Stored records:
<<<<

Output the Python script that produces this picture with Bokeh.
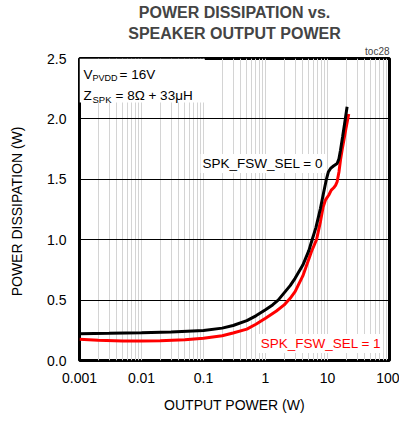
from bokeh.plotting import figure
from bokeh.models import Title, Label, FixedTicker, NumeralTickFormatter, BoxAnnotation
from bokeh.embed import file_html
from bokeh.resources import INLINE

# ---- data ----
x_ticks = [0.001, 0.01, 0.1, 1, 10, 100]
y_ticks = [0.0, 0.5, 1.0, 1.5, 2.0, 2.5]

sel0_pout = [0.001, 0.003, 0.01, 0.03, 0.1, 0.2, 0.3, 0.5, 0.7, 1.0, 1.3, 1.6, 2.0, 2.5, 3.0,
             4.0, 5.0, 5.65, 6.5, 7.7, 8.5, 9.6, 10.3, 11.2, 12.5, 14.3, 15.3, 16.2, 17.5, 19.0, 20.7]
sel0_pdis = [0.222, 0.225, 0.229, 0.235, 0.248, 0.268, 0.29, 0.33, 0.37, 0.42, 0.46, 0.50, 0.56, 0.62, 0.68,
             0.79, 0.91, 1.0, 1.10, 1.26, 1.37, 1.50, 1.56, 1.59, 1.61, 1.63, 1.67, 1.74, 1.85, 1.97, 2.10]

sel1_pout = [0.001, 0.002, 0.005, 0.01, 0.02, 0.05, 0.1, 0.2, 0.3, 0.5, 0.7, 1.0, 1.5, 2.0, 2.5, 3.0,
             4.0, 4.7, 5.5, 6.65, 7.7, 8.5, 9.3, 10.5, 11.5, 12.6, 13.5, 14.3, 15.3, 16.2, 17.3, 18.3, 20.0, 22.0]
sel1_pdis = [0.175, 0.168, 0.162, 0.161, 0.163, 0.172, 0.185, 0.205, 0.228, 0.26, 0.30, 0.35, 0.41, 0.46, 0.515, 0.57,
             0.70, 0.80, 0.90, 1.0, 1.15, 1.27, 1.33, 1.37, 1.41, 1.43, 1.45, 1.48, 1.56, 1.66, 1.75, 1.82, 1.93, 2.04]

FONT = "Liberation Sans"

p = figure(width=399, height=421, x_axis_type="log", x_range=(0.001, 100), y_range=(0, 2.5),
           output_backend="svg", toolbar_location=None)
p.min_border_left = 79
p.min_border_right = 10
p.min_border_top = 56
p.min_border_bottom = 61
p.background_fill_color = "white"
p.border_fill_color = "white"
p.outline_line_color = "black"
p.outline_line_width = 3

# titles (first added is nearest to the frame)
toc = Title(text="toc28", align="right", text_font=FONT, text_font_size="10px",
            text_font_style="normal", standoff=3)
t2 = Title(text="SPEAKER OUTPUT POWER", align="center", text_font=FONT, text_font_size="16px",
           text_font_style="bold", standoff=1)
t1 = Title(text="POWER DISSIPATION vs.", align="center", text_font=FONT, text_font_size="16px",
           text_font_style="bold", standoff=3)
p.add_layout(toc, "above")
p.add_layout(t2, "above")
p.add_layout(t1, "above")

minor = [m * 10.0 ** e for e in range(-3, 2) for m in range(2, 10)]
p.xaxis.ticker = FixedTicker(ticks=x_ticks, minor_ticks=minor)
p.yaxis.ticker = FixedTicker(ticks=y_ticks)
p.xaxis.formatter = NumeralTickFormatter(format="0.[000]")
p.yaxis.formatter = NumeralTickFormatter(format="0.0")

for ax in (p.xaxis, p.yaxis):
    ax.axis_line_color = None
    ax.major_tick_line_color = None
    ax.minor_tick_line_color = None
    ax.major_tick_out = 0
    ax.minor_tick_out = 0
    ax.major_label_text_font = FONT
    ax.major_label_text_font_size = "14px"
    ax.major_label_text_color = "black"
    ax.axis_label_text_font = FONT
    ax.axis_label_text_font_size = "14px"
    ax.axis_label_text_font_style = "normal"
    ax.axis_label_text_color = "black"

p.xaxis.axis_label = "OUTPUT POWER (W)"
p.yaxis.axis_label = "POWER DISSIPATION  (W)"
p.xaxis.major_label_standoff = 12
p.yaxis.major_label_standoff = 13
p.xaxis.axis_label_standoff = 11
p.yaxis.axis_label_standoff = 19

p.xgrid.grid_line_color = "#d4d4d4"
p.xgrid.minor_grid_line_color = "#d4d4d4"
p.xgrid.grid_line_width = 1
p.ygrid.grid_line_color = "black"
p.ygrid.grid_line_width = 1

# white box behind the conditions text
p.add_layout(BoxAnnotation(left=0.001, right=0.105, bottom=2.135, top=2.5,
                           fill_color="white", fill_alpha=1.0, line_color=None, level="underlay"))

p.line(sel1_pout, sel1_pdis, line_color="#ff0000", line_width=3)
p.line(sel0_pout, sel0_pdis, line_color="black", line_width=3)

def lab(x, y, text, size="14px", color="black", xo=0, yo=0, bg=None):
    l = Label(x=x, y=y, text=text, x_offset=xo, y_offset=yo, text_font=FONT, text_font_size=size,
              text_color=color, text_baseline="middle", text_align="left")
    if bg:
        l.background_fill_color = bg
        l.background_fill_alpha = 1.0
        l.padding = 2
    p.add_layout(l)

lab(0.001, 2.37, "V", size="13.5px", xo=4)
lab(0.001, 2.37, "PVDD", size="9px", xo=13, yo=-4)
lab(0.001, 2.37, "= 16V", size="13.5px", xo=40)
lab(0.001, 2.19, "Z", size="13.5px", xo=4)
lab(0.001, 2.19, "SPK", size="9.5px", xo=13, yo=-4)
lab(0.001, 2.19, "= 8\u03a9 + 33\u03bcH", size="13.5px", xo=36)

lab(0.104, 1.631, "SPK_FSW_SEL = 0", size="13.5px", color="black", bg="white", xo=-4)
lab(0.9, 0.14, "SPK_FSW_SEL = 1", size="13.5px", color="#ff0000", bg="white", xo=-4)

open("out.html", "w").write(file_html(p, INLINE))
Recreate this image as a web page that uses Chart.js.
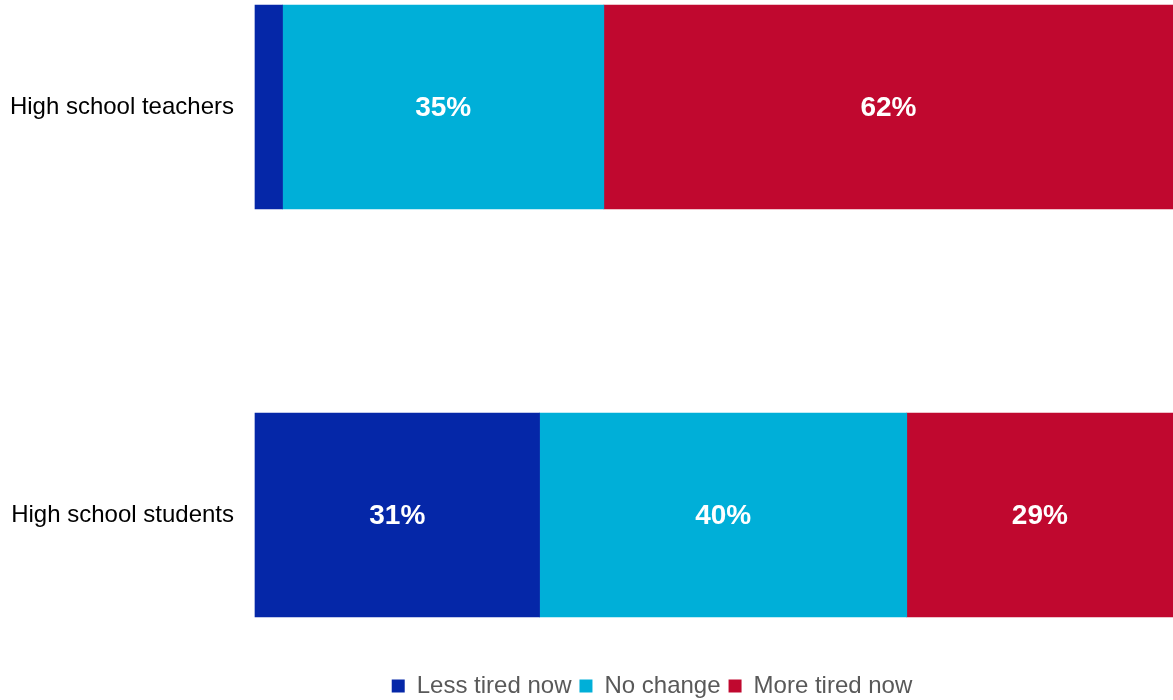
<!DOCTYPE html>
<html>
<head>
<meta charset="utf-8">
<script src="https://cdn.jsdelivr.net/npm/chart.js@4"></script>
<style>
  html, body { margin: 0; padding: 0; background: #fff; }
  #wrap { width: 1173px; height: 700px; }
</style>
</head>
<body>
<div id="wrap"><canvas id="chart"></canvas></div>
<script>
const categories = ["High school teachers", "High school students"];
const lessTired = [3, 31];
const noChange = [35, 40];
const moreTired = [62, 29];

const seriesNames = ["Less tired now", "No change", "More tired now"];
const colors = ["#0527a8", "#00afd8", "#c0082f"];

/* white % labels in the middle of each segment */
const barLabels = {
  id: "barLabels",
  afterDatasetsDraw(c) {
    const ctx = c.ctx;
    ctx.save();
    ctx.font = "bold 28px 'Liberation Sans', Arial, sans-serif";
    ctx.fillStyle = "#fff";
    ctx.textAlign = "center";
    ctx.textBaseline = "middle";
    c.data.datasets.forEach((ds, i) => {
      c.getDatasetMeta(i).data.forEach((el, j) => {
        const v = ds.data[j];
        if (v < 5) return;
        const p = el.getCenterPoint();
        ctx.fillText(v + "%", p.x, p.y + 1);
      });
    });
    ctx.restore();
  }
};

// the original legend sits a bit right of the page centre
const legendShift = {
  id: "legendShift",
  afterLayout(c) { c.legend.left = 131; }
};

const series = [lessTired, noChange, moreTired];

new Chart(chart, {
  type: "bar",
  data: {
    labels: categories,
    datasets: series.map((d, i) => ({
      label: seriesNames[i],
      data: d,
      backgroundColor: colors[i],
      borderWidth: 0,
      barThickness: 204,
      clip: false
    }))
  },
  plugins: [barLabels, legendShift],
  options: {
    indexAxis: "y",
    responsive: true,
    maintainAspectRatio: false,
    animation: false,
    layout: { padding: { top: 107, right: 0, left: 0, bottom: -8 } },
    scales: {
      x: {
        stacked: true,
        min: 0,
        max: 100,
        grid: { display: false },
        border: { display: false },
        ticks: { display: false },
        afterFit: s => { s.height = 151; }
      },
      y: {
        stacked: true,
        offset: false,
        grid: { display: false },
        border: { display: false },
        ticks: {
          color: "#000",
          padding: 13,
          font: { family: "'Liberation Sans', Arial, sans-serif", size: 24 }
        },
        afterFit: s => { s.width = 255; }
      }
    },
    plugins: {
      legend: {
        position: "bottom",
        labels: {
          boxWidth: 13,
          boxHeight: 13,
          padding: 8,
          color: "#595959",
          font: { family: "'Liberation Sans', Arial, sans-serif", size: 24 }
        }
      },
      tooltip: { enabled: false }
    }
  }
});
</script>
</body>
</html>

>>>>

Write out the lines beginning with the one that contains "Recreate this image" and ending with the one that contains "const moreTired = [62, 29];", exactly as given. Leave pictures out.

Recreate this image as a web page that uses Chart.js.
<!DOCTYPE html>
<html>
<head>
<meta charset="utf-8">
<script src="https://cdn.jsdelivr.net/npm/chart.js@4"></script>
<style>
  html, body { margin: 0; padding: 0; background: #fff; }
  #wrap { width: 1173px; height: 700px; }
</style>
</head>
<body>
<div id="wrap"><canvas id="chart"></canvas></div>
<script>
const categories = ["High school teachers", "High school students"];
const lessTired = [3, 31];
const noChange = [35, 40];
const moreTired = [62, 29];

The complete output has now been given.